• **EXERCISE BRIEF**
Copy out exactly the lines from the one holding "Generate a Python" through the one holding "import matplotlib.pyplot as plt", ends included; omit images.

• **INPUT ROWS**
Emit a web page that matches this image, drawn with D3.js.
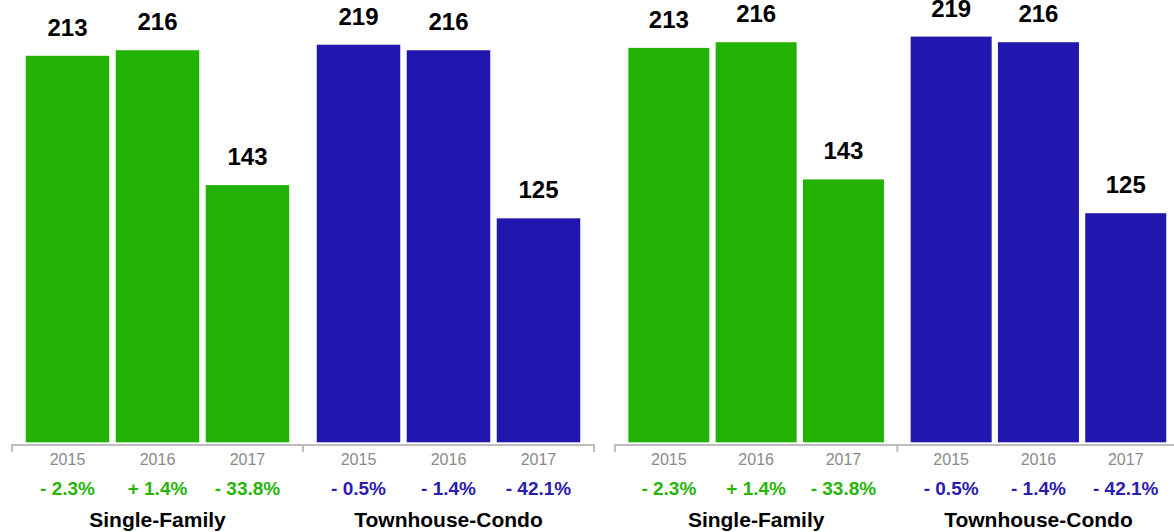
<!DOCTYPE html>
<html>
<head>
<meta charset="utf-8">
<script src="https://cdn.jsdelivr.net/npm/d3@7"></script>
<style>
  html, body { margin: 0; padding: 0; background: #fff; }
  svg { display: block; }
  text { font-family: "Liberation Sans", Arial, Helvetica, sans-serif; }
</style>
</head>
<body>
<svg id="chart" width="1174" height="532"></svg>
<script>
// ---- data ----
const categories = ["Single-Family", "Townhouse-Condo"];
const years = ["2015", "2016", "2017"];
const singleFamily = [213, 216, 143];
const townhouseCondo = [219, 216, 125];
const changeSingleFamily = ["- 2.3%", "+ 1.4%", "- 33.8%"];
const changeTownhouseCondo = ["- 0.5%", "- 1.4%", "- 42.1%"];
const seriesValues = [singleFamily, townhouseCondo];
const seriesChanges = [changeSingleFamily, changeTownhouseCondo];

const colors = { "Single-Family": "#22b203", "Townhouse-Condo": "#2116ad" };
const textColors = { "Single-Family": "#27b50a", "Townhouse-Condo": "#2a1db0" };

// the picture shows the same chart twice, at slightly different scales
const panels = [
  { x0: 12,  x1: 594,    zeroY: 449.2, k: 1.847 },
  { x0: 615, x1: 1179.6, zeroY: 448.1, k: 1.879 }
];
const baseY = 442.3;

const svg = d3.select("#chart");

panels.forEach(p => {
  const g = svg.append("g");
  const xGroup = d3.scaleBand().domain(categories).range([p.x0, p.x1]);
  const xYear = d3.scaleBand().domain(years)
    .range([0, xGroup.bandwidth()])
    .paddingInner(0.072).paddingOuter(0.153);
  const y = d3.scaleLinear().domain([0, 240]).range([p.zeroY, p.zeroY - p.k * 240]);

  // axis line with ticks at group boundaries
  const axisY = 445;
  g.append("line")
    .attr("x1", p.x0).attr("x2", p.x1)
    .attr("y1", axisY).attr("y2", axisY)
    .attr("stroke", "#bdbdbd").attr("stroke-width", 2);
  const bounds = [p.x0].concat(categories.map(c => xGroup(c) + xGroup.bandwidth()));
  g.selectAll("line.tick").data(bounds).join("line")
    .attr("class", "tick")
    .attr("x1", d => d).attr("x2", d => d)
    .attr("y1", axisY - 1).attr("y2", axisY + 7)
    .attr("stroke", "#bdbdbd").attr("stroke-width", 2);

  categories.forEach((cat, ci) => {
    const gx = xGroup(cat);
    const rows = years.map((yr, i) => ({ yr, v: seriesValues[ci][i], ch: seriesChanges[ci][i] }));
    const cg = g.append("g");

    cg.selectAll("rect").data(rows).join("rect")
      .attr("x", d => gx + xYear(d.yr))
      .attr("width", xYear.bandwidth())
      .attr("y", d => y(d.v))
      .attr("height", d => baseY - y(d.v))
      .attr("fill", colors[cat]);

    cg.selectAll("text.val").data(rows).join("text")
      .attr("class", "val")
      .attr("x", d => gx + xYear(d.yr) + xYear.bandwidth() / 2)
      .attr("y", d => y(d.v) - 20)
      .attr("text-anchor", "middle")
      .attr("font-size", 24).attr("font-weight", "bold")
      .attr("fill", "#000")
      .text(d => d.v);

    cg.selectAll("text.yr").data(rows).join("text")
      .attr("class", "yr")
      .attr("x", d => gx + xYear(d.yr) + xYear.bandwidth() / 2)
      .attr("y", 465)
      .attr("text-anchor", "middle")
      .attr("font-size", 16)
      .attr("fill", "#8a8a8a")
      .text(d => d.yr);

    cg.selectAll("text.ch").data(rows).join("text")
      .attr("class", "ch")
      .attr("x", d => gx + xYear(d.yr) + xYear.bandwidth() / 2)
      .attr("y", 495)
      .attr("text-anchor", "middle")
      .attr("font-size", 19).attr("font-weight", "bold")
      .attr("fill", textColors[cat])
      .text(d => d.ch);

    cg.append("text")
      .attr("x", gx + xGroup.bandwidth() / 2 + (ci === 0 ? 0 : 0))
      .attr("y", 527)
      .attr("text-anchor", "middle")
      .attr("font-size", 21).attr("font-weight", "bold")
      .attr("fill", "#000")
      .text(cat);
  });
});
</script>
</body>
</html>
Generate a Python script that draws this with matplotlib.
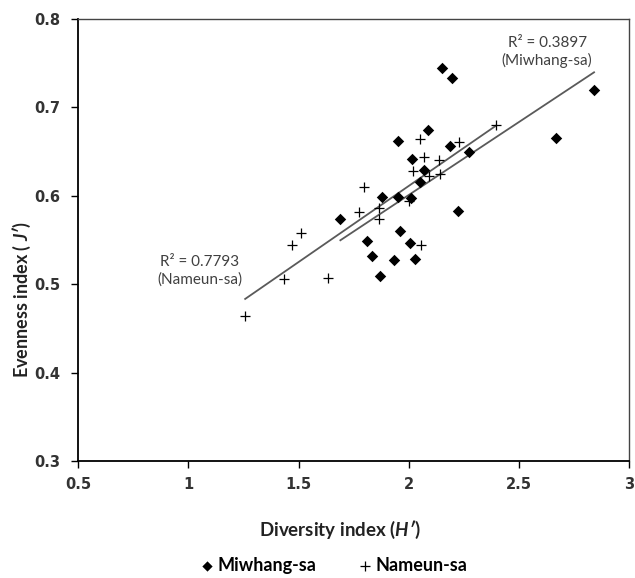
import numpy as np
import matplotlib
matplotlib.use("Agg")
import matplotlib.pyplot as plt

# === Daten ===
miwhang_h = [2.151, 2.195, 2.841, 2.670, 2.088, 1.950, 2.186, 2.272, 2.013, 2.071,
             2.053, 1.879, 1.950, 2.009, 1.690, 2.222, 1.961, 1.810, 2.006, 1.832,
             1.935, 2.029, 1.868]
miwhang_j = [0.745, 0.733, 0.720, 0.665, 0.675, 0.662, 0.656, 0.650, 0.642, 0.629,
             0.616, 0.599, 0.599, 0.597, 0.574, 0.583, 0.560, 0.549, 0.547, 0.532,
             0.527, 0.529, 0.509]

nameun_h = [1.258, 1.433, 1.471, 1.512, 1.636, 1.773, 1.795, 1.864, 1.867, 2.000,
            2.021, 2.053, 2.071, 2.090, 2.136, 2.143, 2.226, 2.397, 2.056]
nameun_j = [0.464, 0.506, 0.544, 0.558, 0.507, 0.582, 0.610, 0.586, 0.574, 0.594,
            0.628, 0.664, 0.644, 0.622, 0.640, 0.625, 0.661, 0.680, 0.544]

r2_labels = ["R\u00b2 = 0.3897\n(Miwhang-sa)", "R\u00b2 = 0.7793\n(Nameun-sa)"]

# === Schrift ===
plt.rcParams["font.family"] = ["Lato", "DejaVu Sans"]
plt.rcParams["mathtext.fontset"] = "custom"
plt.rcParams["mathtext.bfit"] = "Lato:bold:italic"
plt.rcParams["mathtext.it"] = "Lato:italic"
plt.rcParams["mathtext.bf"] = "Lato:bold"
plt.rcParams["mathtext.rm"] = "Lato"

fig = plt.figure(figsize=(6.35, 5.78), dpi=100)
ax = fig.add_axes([0.123, 0.2024, 0.8677, 0.7647])

ax.scatter(miwhang_h, miwhang_j, marker="D", s=34, color="black", linewidths=0,
           label="Miwhang-sa", zorder=3)
ax.scatter(nameun_h, nameun_j, marker="+", s=60, color="black", linewidths=0.9,
           label="Nameun-sa", zorder=3)

# lineare Trendlinien
for xs, ys in [(miwhang_h, miwhang_j), (nameun_h, nameun_j)]:
    k, d = np.polyfit(xs, ys, 1)
    xx = np.array([min(xs), max(xs)])
    ax.plot(xx, k * xx + d, color="#5a5a5a", lw=1.3, zorder=2)

ax.text(2.628, 0.763, r2_labels[0], ha="center", va="center", fontsize=11,
        color="#404040", linespacing=1.25)
ax.text(1.051, 0.515, r2_labels[1], ha="center", va="center", fontsize=11,
        color="#404040", linespacing=1.25)

ax.set_xlim(0.5, 3)
ax.set_ylim(0.3, 0.8)
ax.set_xticks([0.5, 1, 1.5, 2, 2.5, 3])
ax.set_xticklabels(["0.5", "1", "1.5", "2", "2.5", "3"])
ax.set_yticks([0.3, 0.4, 0.5, 0.6, 0.7, 0.8])
ax.tick_params(direction="out", length=5, width=1, colors="black")
ax.tick_params(axis="x", pad=6.5)
ax.tick_params(axis="y", pad=8)
for lbl in ax.get_xticklabels() + ax.get_yticklabels():
    lbl.set_fontfamily("DejaVu Sans")
    lbl.set_fontweight("bold")
    lbl.set_fontsize(10.5)
    lbl.set_color("#333333")

for side in ["left", "bottom"]:
    ax.spines[side].set_linewidth(1.3)
    ax.spines[side].set_color("black")
for side in ["top", "right"]:
    ax.spines[side].set_linewidth(1.0)
    ax.spines[side].set_color("#444444")

ax.set_xlabel(r"Diversity index ($\mathbfit{H}$$\mathbfit{\prime}$)", fontsize=13.5,
              fontweight="bold", color="#222222")
ax.set_ylabel(r"Evenness index ( $\mathbfit{J}$$\mathbfit{\prime}$)", fontsize=13,
              fontweight="bold", color="#222222")
ax.xaxis.set_label_coords(0.475, -0.156)
ax.yaxis.set_label_coords(-0.102, 0.364)
ax.xaxis.label.set_va("center")
ax.yaxis.label.set_va("center")

fig.legend(loc="center", bbox_to_anchor=(0.524, 0.022), ncol=2, frameon=False,
           prop={"weight": "bold", "size": 13}, handletextpad=0.1,
           handlelength=1.0, columnspacing=2.2, markerscale=0.9)

fig.savefig("out.png", dpi=100)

• **COMPLETED TASK**
Generate a Python script that draws this with matplotlib.
import numpy as np
import matplotlib
matplotlib.use("Agg")
import matplotlib.pyplot as plt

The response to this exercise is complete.